## BEGIN
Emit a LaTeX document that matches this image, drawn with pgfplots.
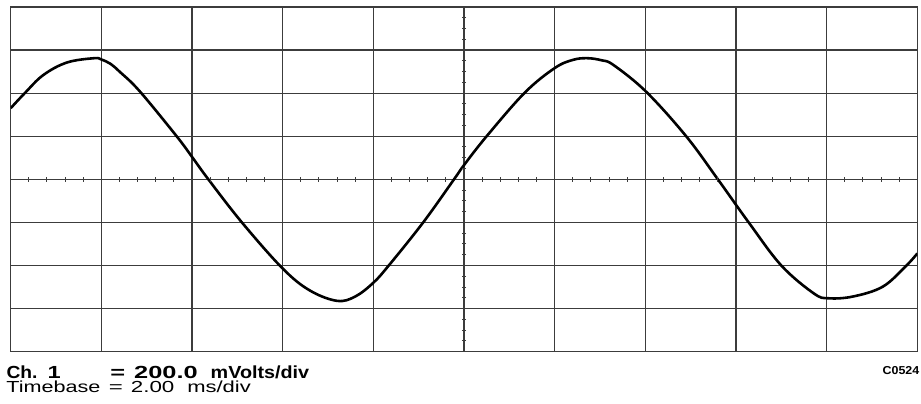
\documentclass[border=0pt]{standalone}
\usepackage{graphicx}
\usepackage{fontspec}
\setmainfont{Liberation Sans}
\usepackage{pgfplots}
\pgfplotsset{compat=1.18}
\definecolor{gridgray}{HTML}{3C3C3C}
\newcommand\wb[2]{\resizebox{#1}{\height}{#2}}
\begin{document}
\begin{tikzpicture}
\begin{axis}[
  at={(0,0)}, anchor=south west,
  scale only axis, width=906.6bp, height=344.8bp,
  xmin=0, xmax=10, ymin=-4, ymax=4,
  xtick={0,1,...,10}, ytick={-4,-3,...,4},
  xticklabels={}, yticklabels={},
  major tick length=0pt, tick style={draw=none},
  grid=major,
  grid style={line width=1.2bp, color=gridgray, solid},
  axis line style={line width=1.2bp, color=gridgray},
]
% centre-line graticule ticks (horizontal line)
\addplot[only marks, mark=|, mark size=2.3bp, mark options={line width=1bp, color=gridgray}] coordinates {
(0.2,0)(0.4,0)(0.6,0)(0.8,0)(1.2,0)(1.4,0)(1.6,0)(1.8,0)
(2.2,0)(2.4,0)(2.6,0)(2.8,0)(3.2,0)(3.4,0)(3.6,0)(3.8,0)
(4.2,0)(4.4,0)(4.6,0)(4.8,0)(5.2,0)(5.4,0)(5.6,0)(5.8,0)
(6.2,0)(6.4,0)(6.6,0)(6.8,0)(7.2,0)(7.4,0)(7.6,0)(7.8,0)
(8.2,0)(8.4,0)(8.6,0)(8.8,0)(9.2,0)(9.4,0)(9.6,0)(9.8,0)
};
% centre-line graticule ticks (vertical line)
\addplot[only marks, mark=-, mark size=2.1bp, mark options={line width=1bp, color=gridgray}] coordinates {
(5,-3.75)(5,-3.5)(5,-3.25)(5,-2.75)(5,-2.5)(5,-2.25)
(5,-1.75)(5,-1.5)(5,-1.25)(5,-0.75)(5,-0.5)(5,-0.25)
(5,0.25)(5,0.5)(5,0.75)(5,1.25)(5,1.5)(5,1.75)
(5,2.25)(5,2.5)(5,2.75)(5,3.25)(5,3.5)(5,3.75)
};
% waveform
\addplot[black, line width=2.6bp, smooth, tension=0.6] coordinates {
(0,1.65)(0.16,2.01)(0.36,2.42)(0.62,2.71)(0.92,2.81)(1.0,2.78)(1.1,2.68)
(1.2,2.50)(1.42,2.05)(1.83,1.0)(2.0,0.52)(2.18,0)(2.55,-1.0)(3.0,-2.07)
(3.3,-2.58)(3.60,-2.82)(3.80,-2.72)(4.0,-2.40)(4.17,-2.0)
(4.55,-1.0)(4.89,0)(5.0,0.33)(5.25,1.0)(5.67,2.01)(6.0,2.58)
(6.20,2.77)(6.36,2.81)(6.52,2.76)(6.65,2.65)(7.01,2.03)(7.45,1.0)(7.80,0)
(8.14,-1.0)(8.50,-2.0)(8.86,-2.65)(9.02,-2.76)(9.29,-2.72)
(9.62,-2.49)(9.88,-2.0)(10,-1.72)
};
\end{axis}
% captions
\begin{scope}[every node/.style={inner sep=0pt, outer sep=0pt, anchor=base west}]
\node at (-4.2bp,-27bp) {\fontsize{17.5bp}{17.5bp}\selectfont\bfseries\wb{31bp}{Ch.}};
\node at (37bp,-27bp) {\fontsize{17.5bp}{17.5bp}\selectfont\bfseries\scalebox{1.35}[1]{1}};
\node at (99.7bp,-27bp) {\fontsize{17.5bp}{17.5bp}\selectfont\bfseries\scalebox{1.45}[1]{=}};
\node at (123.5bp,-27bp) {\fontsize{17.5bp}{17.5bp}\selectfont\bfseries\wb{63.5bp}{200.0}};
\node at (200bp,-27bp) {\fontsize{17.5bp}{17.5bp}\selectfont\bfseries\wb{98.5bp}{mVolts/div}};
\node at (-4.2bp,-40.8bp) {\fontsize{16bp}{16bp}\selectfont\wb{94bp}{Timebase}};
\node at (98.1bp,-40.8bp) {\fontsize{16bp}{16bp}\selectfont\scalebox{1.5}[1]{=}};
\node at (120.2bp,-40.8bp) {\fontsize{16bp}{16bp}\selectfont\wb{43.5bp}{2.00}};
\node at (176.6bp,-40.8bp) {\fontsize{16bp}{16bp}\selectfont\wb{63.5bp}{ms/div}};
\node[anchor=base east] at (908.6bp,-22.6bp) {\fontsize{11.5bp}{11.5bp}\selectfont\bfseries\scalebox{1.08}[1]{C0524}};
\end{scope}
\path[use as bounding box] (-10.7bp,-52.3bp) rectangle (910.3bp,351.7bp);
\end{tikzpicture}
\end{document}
## END
Problem to solve: Restate the listing above word for word, and skip the pictures.

Complete response:
Emit a LaTeX document that matches this image, drawn with pgfplots.
\documentclass[border=0pt]{standalone}
\usepackage{graphicx}
\usepackage{fontspec}
\setmainfont{Liberation Sans}
\usepackage{pgfplots}
\pgfplotsset{compat=1.18}
\definecolor{gridgray}{HTML}{3C3C3C}
\newcommand\wb[2]{\resizebox{#1}{\height}{#2}}
\begin{document}
\begin{tikzpicture}
\begin{axis}[
  at={(0,0)}, anchor=south west,
  scale only axis, width=906.6bp, height=344.8bp,
  xmin=0, xmax=10, ymin=-4, ymax=4,
  xtick={0,1,...,10}, ytick={-4,-3,...,4},
  xticklabels={}, yticklabels={},
  major tick length=0pt, tick style={draw=none},
  grid=major,
  grid style={line width=1.2bp, color=gridgray, solid},
  axis line style={line width=1.2bp, color=gridgray},
]
% centre-line graticule ticks (horizontal line)
\addplot[only marks, mark=|, mark size=2.3bp, mark options={line width=1bp, color=gridgray}] coordinates {
(0.2,0)(0.4,0)(0.6,0)(0.8,0)(1.2,0)(1.4,0)(1.6,0)(1.8,0)
(2.2,0)(2.4,0)(2.6,0)(2.8,0)(3.2,0)(3.4,0)(3.6,0)(3.8,0)
(4.2,0)(4.4,0)(4.6,0)(4.8,0)(5.2,0)(5.4,0)(5.6,0)(5.8,0)
(6.2,0)(6.4,0)(6.6,0)(6.8,0)(7.2,0)(7.4,0)(7.6,0)(7.8,0)
(8.2,0)(8.4,0)(8.6,0)(8.8,0)(9.2,0)(9.4,0)(9.6,0)(9.8,0)
};
% centre-line graticule ticks (vertical line)
\addplot[only marks, mark=-, mark size=2.1bp, mark options={line width=1bp, color=gridgray}] coordinates {
(5,-3.75)(5,-3.5)(5,-3.25)(5,-2.75)(5,-2.5)(5,-2.25)
(5,-1.75)(5,-1.5)(5,-1.25)(5,-0.75)(5,-0.5)(5,-0.25)
(5,0.25)(5,0.5)(5,0.75)(5,1.25)(5,1.5)(5,1.75)
(5,2.25)(5,2.5)(5,2.75)(5,3.25)(5,3.5)(5,3.75)
};
% waveform
\addplot[black, line width=2.6bp, smooth, tension=0.6] coordinates {
(0,1.65)(0.16,2.01)(0.36,2.42)(0.62,2.71)(0.92,2.81)(1.0,2.78)(1.1,2.68)
(1.2,2.50)(1.42,2.05)(1.83,1.0)(2.0,0.52)(2.18,0)(2.55,-1.0)(3.0,-2.07)
(3.3,-2.58)(3.60,-2.82)(3.80,-2.72)(4.0,-2.40)(4.17,-2.0)
(4.55,-1.0)(4.89,0)(5.0,0.33)(5.25,1.0)(5.67,2.01)(6.0,2.58)
(6.20,2.77)(6.36,2.81)(6.52,2.76)(6.65,2.65)(7.01,2.03)(7.45,1.0)(7.80,0)
(8.14,-1.0)(8.50,-2.0)(8.86,-2.65)(9.02,-2.76)(9.29,-2.72)
(9.62,-2.49)(9.88,-2.0)(10,-1.72)
};
\end{axis}
% captions
\begin{scope}[every node/.style={inner sep=0pt, outer sep=0pt, anchor=base west}]
\node at (-4.2bp,-27bp) {\fontsize{17.5bp}{17.5bp}\selectfont\bfseries\wb{31bp}{Ch.}};
\node at (37bp,-27bp) {\fontsize{17.5bp}{17.5bp}\selectfont\bfseries\scalebox{1.35}[1]{1}};
\node at (99.7bp,-27bp) {\fontsize{17.5bp}{17.5bp}\selectfont\bfseries\scalebox{1.45}[1]{=}};
\node at (123.5bp,-27bp) {\fontsize{17.5bp}{17.5bp}\selectfont\bfseries\wb{63.5bp}{200.0}};
\node at (200bp,-27bp) {\fontsize{17.5bp}{17.5bp}\selectfont\bfseries\wb{98.5bp}{mVolts/div}};
\node at (-4.2bp,-40.8bp) {\fontsize{16bp}{16bp}\selectfont\wb{94bp}{Timebase}};
\node at (98.1bp,-40.8bp) {\fontsize{16bp}{16bp}\selectfont\scalebox{1.5}[1]{=}};
\node at (120.2bp,-40.8bp) {\fontsize{16bp}{16bp}\selectfont\wb{43.5bp}{2.00}};
\node at (176.6bp,-40.8bp) {\fontsize{16bp}{16bp}\selectfont\wb{63.5bp}{ms/div}};
\node[anchor=base east] at (908.6bp,-22.6bp) {\fontsize{11.5bp}{11.5bp}\selectfont\bfseries\scalebox{1.08}[1]{C0524}};
\end{scope}
\path[use as bounding box] (-10.7bp,-52.3bp) rectangle (910.3bp,351.7bp);
\end{tikzpicture}
\end{document}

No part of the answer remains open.